▶ TO BE DONE:
Pull every line with the word "script" out of the entries below.

————

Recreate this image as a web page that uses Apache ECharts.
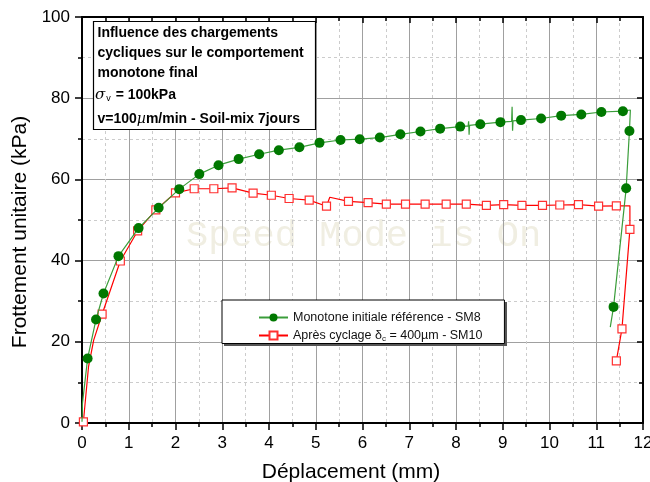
<!DOCTYPE html>
<html>
  <head>
    <meta charset="UTF-8" />
    <title>Frottement unitaire - déplacement</title>
    <script type="text/javascript" src="https://cdn.jsdelivr.net/npm/echarts@6/dist/echarts.min.js"></script>
    <style>
      html, body { margin: 0; padding: 0; background: #fff; }
      #main { width: 650px; height: 482px; }
    </style>
  </head>
  <body>
    <div id="main"></div>
    <script type="text/javascript">
      // courbe monotone initiale (SM8) - 1 = point avec marqueur
      var greenX = [0, 0.01, 0.12, 0.30, 0.46, 0.78, 1.21, 1.64, 2.08, 2.51, 2.92, 3.35, 3.79, 4.21, 4.65, 5.08, 5.53, 5.94, 6.37, 6.81, 7.24, 7.66, 8.09, 8.26, 8.27, 8.28, 8.29, 8.52, 8.95, 9.19, 9.20, 9.21, 9.22, 9.39, 9.82, 10.25, 10.68, 11.11, 11.57, 11.73, 11.71, 11.64, 11.37, 11.30];
      var greenY = [0.3, 4.9, 15.9, 25.5, 31.9, 41.1, 48.0, 53.0, 57.6, 61.3, 63.5, 65.0, 66.2, 67.2, 67.9, 69.0, 69.7, 69.9, 70.3, 71.1, 71.8, 72.5, 73.0, 73.2, 74.3, 71.0, 73.3, 73.6, 74.1, 74.3, 77.9, 72.0, 74.4, 74.6, 75.0, 75.7, 76.0, 76.6, 76.8, 77.1, 71.9, 57.8, 28.6, 23.6];
      var greenDot = [0, 0, 1, 1, 1, 1, 1, 1, 1, 1, 1, 1, 1, 1, 1, 1, 1, 1, 1, 1, 1, 1, 1, 0, 0, 0, 0, 1, 1, 0, 0, 0, 0, 1, 1, 1, 1, 1, 1, 0, 1, 1, 1, 0];

      // après cyclage (SM10)
      var redX = [0.03, 0.14, 0.25, 0.43, 0.82, 1.19, 1.58, 2.00, 2.40, 2.82, 3.21, 3.66, 4.05, 4.43, 4.86, 5.23, 5.30, 5.70, 6.12, 6.51, 6.92, 7.34, 7.79, 8.22, 8.65, 9.02, 9.41, 9.85, 10.22, 10.62, 11.05, 11.43, 11.72, 11.72, 11.55, 11.43];
      var redY = [0.3, 13.9, 20.4, 26.8, 39.9, 47.3, 52.5, 56.7, 57.7, 57.7, 57.9, 56.6, 56.1, 55.3, 54.9, 53.4, 55.6, 54.6, 54.3, 53.9, 53.9, 53.9, 53.9, 53.9, 53.6, 53.8, 53.6, 53.6, 53.7, 53.8, 53.4, 53.5, 53.5, 47.7, 23.2, 15.3];
      var redDot = [1, 0, 0, 1, 1, 1, 1, 1, 1, 1, 1, 1, 1, 1, 1, 1, 0, 1, 1, 1, 1, 1, 1, 1, 1, 1, 1, 1, 1, 1, 1, 1, 0, 1, 1, 1];

      var seriesNames = ["Monotone initiale référence - SM8", "Après cyclage δc = 400µm - SM10"];
      var xTicks = [0, 12, 1];
      var yTicks = [0, 100, 20];

      function buildData(xs, ys, dots) {
        var out = [];
        for (var i = 0; i < xs.length; i++) {
          var item = { value: [xs[i], ys[i]] };
          if (!dots[i]) item.symbol = "none";
          out.push(item);
        }
        return out;
      }

      var font = "Liberation Sans, Arial, sans-serif";
      var myChart = echarts.init(document.getElementById("main"));

      function axisBase(pos, main) {
        return {
          type: "value",
          position: pos,
          axisLine: { show: true, onZero: false, lineStyle: { color: "#000", width: 2 } },
          axisTick: { show: true, inside: !main, length: main ? 7 : 6, lineStyle: { color: "#000", width: 1.5 } },
          minorTick: { show: true, splitNumber: 2, length: 4, lineStyle: { color: "#000", width: 1.5 } },
          axisLabel: { show: main, color: "#000", fontSize: 17, fontFamily: font, margin: 12 },
          splitLine: { show: main, lineStyle: { color: "#a0a0a0", width: 1 } },
          minorSplitLine: { show: main, lineStyle: { color: "#cccccc", width: 1, type: [3, 3] } },
        };
      }

      var xMain = axisBase("bottom", true);
      var xTop = axisBase("top", false);
      [xMain, xTop].forEach(function (a) {
        a.min = xTicks[0]; a.max = xTicks[1]; a.interval = xTicks[2];
      });
      var yMain = axisBase("left", true);
      var yRight = axisBase("right", false);
      [yMain, yRight].forEach(function (a) {
        a.min = yTicks[0]; a.max = yTicks[1]; a.interval = yTicks[2];
      });

      var option = {
        animation: false,
        backgroundColor: "#fff",
        textStyle: { fontFamily: font },
        grid: { left: 82, right: 7, top: 17, bottom: 59, outerBoundsMode: "none", containLabel: false },
        xAxis: [xMain, xTop],
        yAxis: [yMain, yRight],
        legend: {
          left: 222,
          top: 300,
          orient: "vertical",
          backgroundColor: "#fff",
          borderColor: "#000",
          borderWidth: 1,
          borderRadius: 0,
          padding: [11, 22, 1, 36],
          itemWidth: 29,
          itemHeight: 10,
          itemGap: 5,
          data: seriesNames,
          formatter: function (name) {
            if (name.indexOf("δc") >= 0) {
              var parts = name.split("δc");
              return "{t|" + parts[0] + "δ}{sub|c}{t|" + parts[1] + "}";
            }
            return "{t|" + name + "}";
          },
          textStyle: {
            color: "#111",
            fontSize: 12.5,
            fontFamily: font,
            rich: {
              t: { fontSize: 12.5, fontFamily: font, color: "#111" },
              sub: { fontSize: 8, fontFamily: font, color: "#111", padding: [6, 0, 0, 0] },
            },
          },
        },
        graphic: [
          {
            type: "text",
            z: -10,
            left: 186,
            top: 218,
            silent: true,
            style: { text: "Speed Mode is On", font: "37px Liberation Mono, Courier New, monospace", fill: "#f0eee2" },
          },
          {
            // ombre du cadre de légende
            type: "rect",
            z: 3,
            shape: { x: 224, y: 302, width: 283, height: 44 },
            style: { fill: "#555" },
          },
          {
            type: "rect",
            z: 50,
            shape: { x: 93.5, y: 21.5, width: 222, height: 108 },
            style: { fill: "#fff", stroke: "#000", lineWidth: 1.2 },
          },
          { type: "text", z: 51, x: 97.5, y: 33.5, style: { text: "Influence des chargements", font: "bold 14px Liberation Sans", fill: "#000", textVerticalAlign: "middle" } },
          { type: "text", z: 51, x: 97.5, y: 53.5, style: { text: "cycliques sur le comportement", font: "bold 14px Liberation Sans", fill: "#000", textVerticalAlign: "middle" } },
          { type: "text", z: 51, x: 97.5, y: 73.5, style: { text: "monotone final", font: "bold 14px Liberation Sans", fill: "#000", textVerticalAlign: "middle" } },
          {
            type: "text", z: 51, x: 95, y: 95,
            style: {
              text: "{s|σ}{v|v}{b| = 100kPa}",
              textVerticalAlign: "middle",
              rich: {
                s: { font: "italic 15px DejaVu Serif", fill: "#000" },
                v: { font: "9px Liberation Sans", fill: "#000", padding: [8, 1, 0, 1] },
                b: { font: "bold 14px Liberation Sans", fill: "#000" },
              },
            },
          },
          {
            type: "text", z: 51, x: 97.5, y: 119.5,
            style: {
              text: "{b|v=100}{m|µ}{b|m/min - Soil-mix 7jours}",
              textVerticalAlign: "middle",
              rich: {
                b: { font: "bold 14px Liberation Sans", fill: "#000" },
                m: { font: "italic 14px DejaVu Serif", fill: "#000" },
              },
            },
          },
          {
            type: "text",
            x: 351, y: 472,
            style: { text: "Déplacement (mm)", font: "21px Liberation Sans", fill: "#000", textAlign: "center", textVerticalAlign: "middle" },
          },
          {
            type: "text",
            x: 20, y: 232, rotation: Math.PI / 2,
            style: { text: "Frottement unitaire (kPa)", font: "21px Liberation Sans", fill: "#000", textAlign: "center", textVerticalAlign: "middle" },
          },
        ],
        series: [
          {
            name: seriesNames[0],
            type: "line",
            data: buildData(greenX, greenY, greenDot),
            symbol: "circle",
            symbolSize: 10,
            showAllSymbol: true,
            itemStyle: { color: "#007800" },
            lineStyle: { color: "#3a9d3a", width: 1.2 },
            z: 3,
          },
          {
            name: seriesNames[1],
            type: "line",
            data: buildData(redX, redY, redDot),
            symbol: "rect",
            symbolSize: 8,
            showAllSymbol: true,
            itemStyle: { color: "#fff", borderColor: "#ff3030", borderWidth: 1.2 },
            lineStyle: { color: "#ff0000", width: 1.2 },
            z: 2,
          },
        ],
      };
      myChart.setOption(option);
    </script>
  </body>
</html>
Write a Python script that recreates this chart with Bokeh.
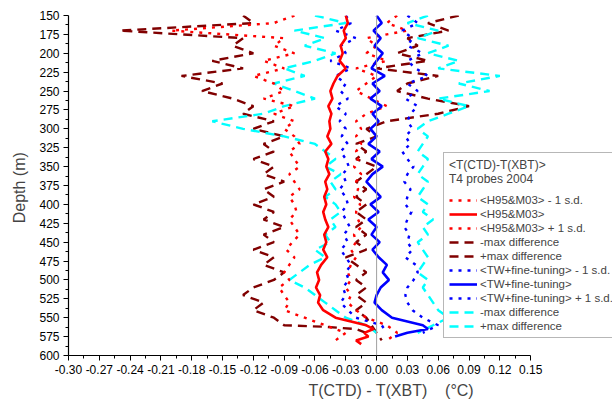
from bokeh.plotting import figure
from bokeh.models import Range1d, FixedTicker, Span, Legend, LegendItem, Title
from bokeh.embed import file_html
from bokeh.resources import INLINE

# ---------------- data ----------------
depth_main = [150, 160, 170, 180, 190, 200, 210, 220, 230, 240, 250, 260, 270, 280,
              290, 300, 310, 320, 330, 340, 350, 360, 370, 380, 390, 400, 410, 420,
              430, 440, 450, 460, 470, 480, 490, 500, 510, 520, 530, 540, 550]

h95_mean = [-0.030, -0.028, -0.032, -0.030, -0.035, -0.033, -0.036, -0.030, -0.038, -0.042,
            -0.045, -0.043, -0.047, -0.044, -0.046, -0.045, -0.048, -0.044, -0.050, -0.047,
            -0.049, -0.046, -0.050, -0.048, -0.051, -0.049, -0.052, -0.050, -0.047, -0.051,
            -0.049, -0.052, -0.048, -0.054, -0.058, -0.056, -0.059, -0.055, -0.057, -0.052,
            -0.040]
h95_mean_tail_d = [555, 560, 565, 570, 575, 580, 585]
h95_mean_tail = [-0.025, -0.010, -0.003, -0.012, -0.008, -0.020, -0.015]

h95_minus = [-0.08, -0.10, -0.20, -0.09, -0.10, -0.08, -0.11, -0.09, -0.12, -0.10,
             -0.09, -0.11, -0.08, -0.10, -0.08, -0.09, -0.08, -0.075, -0.085, -0.08,
             -0.075, -0.085, -0.08, -0.075, -0.085, -0.08, -0.078, -0.085, -0.08, -0.075,
             -0.082, -0.088, -0.08, -0.085, -0.09, -0.085, -0.095, -0.09, -0.085, -0.09,
             -0.07]
h95_minus_tail_d = [560, 570, 580]
h95_minus_tail = [-0.05, -0.03, -0.04]

h95_plus = [0.02, 0.01, 0.03, -0.01, 0.00, -0.01, 0.01, -0.02, 0.00, -0.01,
            -0.02, -0.005, 0.01, -0.01, -0.02, -0.015, -0.02, -0.015, -0.02, -0.018,
            -0.022, -0.015, -0.02, -0.018, -0.022, -0.016, -0.02, -0.018, -0.015, -0.022,
            -0.02, -0.025, -0.02, -0.025, -0.028, -0.025, -0.03, -0.025, -0.028, -0.02,
            -0.01]
h95_plus_tail_d = [560, 570, 580]
h95_plus_tail = [0.01, 0.02, 0.01]

h95_maxneg = [-0.13, -0.12, -0.25, -0.13, -0.14, -0.12, -0.16, -0.13, -0.19, -0.15,
              -0.17, -0.14, -0.12, -0.13, -0.10, -0.12, -0.09, -0.11, -0.10, -0.12,
              -0.10, -0.11, -0.09, -0.11, -0.10, -0.12, -0.10, -0.11, -0.09, -0.11,
              -0.10, -0.12, -0.10, -0.11, -0.09, -0.10, -0.12, -0.13, -0.11, -0.12,
              -0.10]
h95_maxneg_tail_d = [560, 562, 565, 570]
h95_maxneg_tail = [-0.09, -0.05, -0.02, -0.01]

h95_maxpos = [0.08, 0.05, 0.07, 0.03, 0.04, 0.02, 0.05, 0.00, 0.06, 0.03,
              0.02, 0.05, 0.09, 0.06, 0.01, -0.01, 0.00, -0.02, -0.01, -0.02,
              0.00, -0.01, -0.02, -0.01, -0.02, -0.01, -0.02, -0.01, -0.02, -0.01,
              -0.02, -0.01, -0.03, -0.02, -0.01, -0.02, -0.01, -0.02, -0.01, -0.02,
              -0.01]
h95_maxpos_tail_d = [560, 570, 580]
h95_maxpos_tail = [-0.005, 0.0, 0.005]

tw_mean = [0.000, 0.005, -0.003, 0.004, -0.002, 0.006, 0.000, -0.005, 0.008, -0.004,
           0.003, -0.006, 0.005, -0.004, 0.002, -0.006, 0.000, -0.008, 0.003, -0.005,
           0.006, -0.004, -0.010, -0.003, 0.004, -0.006, 0.002, -0.008, 0.000, -0.005,
           0.003, -0.004, 0.002, 0.010, 0.006, 0.012, 0.004, 0.000, -0.002, 0.005,
           0.015]
tw_mean_tail_d = [555, 560, 565, 570, 575]
tw_mean_tail = [0.030, 0.045, 0.050, 0.030, 0.018]

tw_minus = [-0.03, -0.025, -0.04, -0.02, -0.035, -0.03, -0.045, -0.025, -0.04, -0.03,
            -0.035, -0.028, -0.04, -0.03, -0.036, -0.03, -0.034, -0.028, -0.035, -0.03,
            -0.027, -0.033, -0.03, -0.036, -0.03, -0.028, -0.034, -0.03, -0.026, -0.032,
            -0.028, -0.035, -0.03, -0.025, -0.03, -0.027, -0.033, -0.03, -0.035, -0.028,
            -0.02]
tw_minus_tail_d = [560, 570]
tw_minus_tail = [0.005, 0.01]

tw_plus = [0.03, 0.04, 0.025, 0.035, 0.03, 0.045, 0.03, 0.038, 0.05, 0.03,
           0.04, 0.028, 0.04, 0.033, 0.03, 0.035, 0.028, 0.033, 0.025, 0.03,
           0.036, 0.03, 0.027, 0.033, 0.03, 0.028, 0.034, 0.03, 0.027, 0.032,
           0.03, 0.035, 0.028, 0.038, 0.04, 0.036, 0.03, 0.028, 0.03, 0.035,
           0.045]
tw_plus_tail_d = [560, 570]
tw_plus_tail = [0.06, 0.045]

tw_maxneg = [-0.06, -0.03, -0.08, -0.05, -0.07, -0.04, -0.06, -0.09, -0.07, -0.10,
             -0.08, -0.06, -0.09, -0.11, -0.16, -0.13, -0.09, -0.06, -0.05, -0.04,
             -0.05, -0.035, -0.045, -0.04, -0.05, -0.04, -0.035, -0.045, -0.04, -0.05,
             -0.045, -0.06, -0.05, -0.065, -0.075, -0.085, -0.07, -0.06, -0.05, -0.04,
             -0.03]
tw_maxneg_tail_d = [560, 570]
tw_maxneg_tail = [-0.01, 0.0]

tw_maxpos = [0.05, 0.03, 0.06, 0.04, 0.07, 0.05, 0.08, 0.06, 0.12, 0.08,
             0.11, 0.06, 0.09, 0.07, 0.05, 0.04, 0.05, 0.045, 0.04, 0.05,
             0.045, 0.04, 0.05, 0.045, 0.04, 0.05, 0.045, 0.055, 0.045, 0.05,
             0.04, 0.045, 0.05, 0.045, 0.04, 0.05, 0.045, 0.05, 0.055, 0.06,
             0.07]
tw_maxpos_tail_d = [560, 570]
tw_maxpos_tail = [0.055, 0.04]

x_ticks = [-0.30, -0.27, -0.24, -0.21, -0.18, -0.15, -0.12, -0.09, -0.06, -0.03,
           0.00, 0.03, 0.06, 0.09, 0.12, 0.15]
x_tick_labels = ["-0.30", "-0.27", "-0.24", "-0.21", "-0.18", "-0.15", "-0.12", "-0.09",
                 "-0.06", "-0.03", "0.00", "0.03", "0.06", "0.09", "0.12", "0.15"]
y_ticks = [150, 175, 200, 225, 250, 275, 300, 325, 350, 375, 400, 425, 450, 475,
           500, 525, 550, 575, 600]

labels = ["<H95&M03> - 1 s.d.", "<H95&M03>", "<H95&M03> + 1 s.d.",
          "-max difference", "+max difference",
          "<TW+fine-tuning> - 1 s.d.", "<TW+fine-tuning>", "<TW+fine-tuning> + 1 s.d.",
          "-max difference", "+max difference"]
legend_title = "<T(CTD)-T(XBT)>\nT4 probes 2004"
x_title = "T(CTD) - T(XBT)\u00a0\u00a0\u00a0\u00a0(\u00b0C)"
y_title = "Depth  (m)"

FONT = "Liberation Sans"
RED, MAROON, BLUE, CYAN = "#ff0000", "#800000", "#0000ff", "#00ffff"

# ---------------- figure ----------------
p = figure(width=614, height=408, output_backend="svg", toolbar_location=None,
           x_range=Range1d(-0.30, 0.2297), y_range=Range1d(600, 150),
           min_border_left=68, min_border_right=2, min_border_top=15, min_border_bottom=53)
p.outline_line_color = None
p.xgrid.visible = False
p.ygrid.visible = False
p.background_fill_color = "white"

p.add_layout(Span(location=0, dimension="height", line_color="#a0a0a0", line_width=1))

def series(main_vals, tail_d, tail_v):
    return main_vals + tail_v, depth_main + tail_d

W = 2.4
dash_long = "9 6"
dot = "3 6"

x, y = series(h95_maxneg, h95_maxneg_tail_d, h95_maxneg_tail)
r_h_mn = p.line(x, y, line_color=MAROON, line_width=W, line_dash=dash_long)
x, y = series(h95_maxpos, h95_maxpos_tail_d, h95_maxpos_tail)
r_h_mp = p.line(x, y, line_color=MAROON, line_width=W, line_dash=dash_long)
x, y = series(tw_maxneg, tw_maxneg_tail_d, tw_maxneg_tail)
r_t_mn = p.line(x, y, line_color=CYAN, line_width=W, line_dash=dash_long)
x, y = series(tw_maxpos, tw_maxpos_tail_d, tw_maxpos_tail)
r_t_mp = p.line(x, y, line_color=CYAN, line_width=W, line_dash=dash_long)
x, y = series(h95_minus, h95_minus_tail_d, h95_minus_tail)
r_h_m = p.line(x, y, line_color=RED, line_width=W, line_dash=dot)
x, y = series(h95_plus, h95_plus_tail_d, h95_plus_tail)
r_h_p = p.line(x, y, line_color=RED, line_width=W, line_dash=dot)
x, y = series(tw_minus, tw_minus_tail_d, tw_minus_tail)
r_t_m = p.line(x, y, line_color=BLUE, line_width=W, line_dash=dot)
x, y = series(tw_plus, tw_plus_tail_d, tw_plus_tail)
r_t_p = p.line(x, y, line_color=BLUE, line_width=W, line_dash=dot)
x, y = series(h95_mean, h95_mean_tail_d, h95_mean_tail)
r_h = p.line(x, y, line_color=RED, line_width=2.6)
x, y = series(tw_mean, tw_mean_tail_d, tw_mean_tail)
r_t = p.line(x, y, line_color=BLUE, line_width=2.6)

renderers = [r_h_m, r_h, r_h_p, r_h_mn, r_h_mp, r_t_m, r_t, r_t_p, r_t_mn, r_t_mp]
items = [LegendItem(label=l, renderers=[r]) for l, r in zip(labels, renderers)]
legend = Legend(items=items, location=(375, 17),
                title=legend_title,
                title_text_font=FONT, title_text_font_size="12px",
                title_text_font_style="normal", title_text_line_height=1.3,
                title_standoff=8,
                label_text_font=FONT, label_text_font_size="11.5px",
                glyph_width=28, glyph_height=12, label_height=12, label_standoff=3,
                spacing=2, padding=5, margin=0,
                border_line_color="#707070", border_line_width=1,
                background_fill_color="white", background_fill_alpha=1.0)
p.add_layout(legend, "center")

# axes
xa = p.xaxis[0]
xa.ticker = FixedTicker(ticks=x_ticks,
                        minor_ticks=[t + 0.015 for t in x_ticks[:-1]])
xa.major_label_overrides = {t: s for t, s in zip(x_ticks, x_tick_labels)}
xa.bounds = (x_ticks[0], x_ticks[-1])
ya = p.yaxis[0]
ya.ticker = FixedTicker(ticks=y_ticks, minor_ticks=[t + 12.5 for t in y_ticks[:-1]])
ya.bounds = (y_ticks[0], y_ticks[-1])
ya.axis_label = y_title
ya.axis_label_text_font = FONT
ya.axis_label_text_font_size = "16px"
ya.axis_label_text_font_style = "normal"
ya.axis_label_standoff = 8
for ax in (xa, ya):
    ax.axis_line_color = "black"
    ax.axis_line_width = 1.2
    ax.major_tick_line_color = "black"
    ax.minor_tick_line_color = "black"
    ax.major_tick_in = 0
    ax.major_tick_out = 5
    ax.minor_tick_in = 0
    ax.minor_tick_out = 3
    ax.major_label_text_font = FONT
    ax.major_label_text_font_size = "12px"
    ax.major_label_text_color = "black"
    ax.major_label_standoff = 4

p.add_layout(Title(text=x_title, align="left", offset=240, standoff=7,
                   text_font=FONT, text_font_size="16px", text_font_style="normal"),
             "below")

open("out.html", "w").write(file_html(p, INLINE))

————

▶ THE COMPLETED TASK:
    <script type="text/javascript" src="https://cdn.jsdelivr.net/npm/echarts@6/dist/echarts.min.js"></script>
    <script type="text/javascript">
    </script>
Write a Python script that recreates this chart with Bokeh.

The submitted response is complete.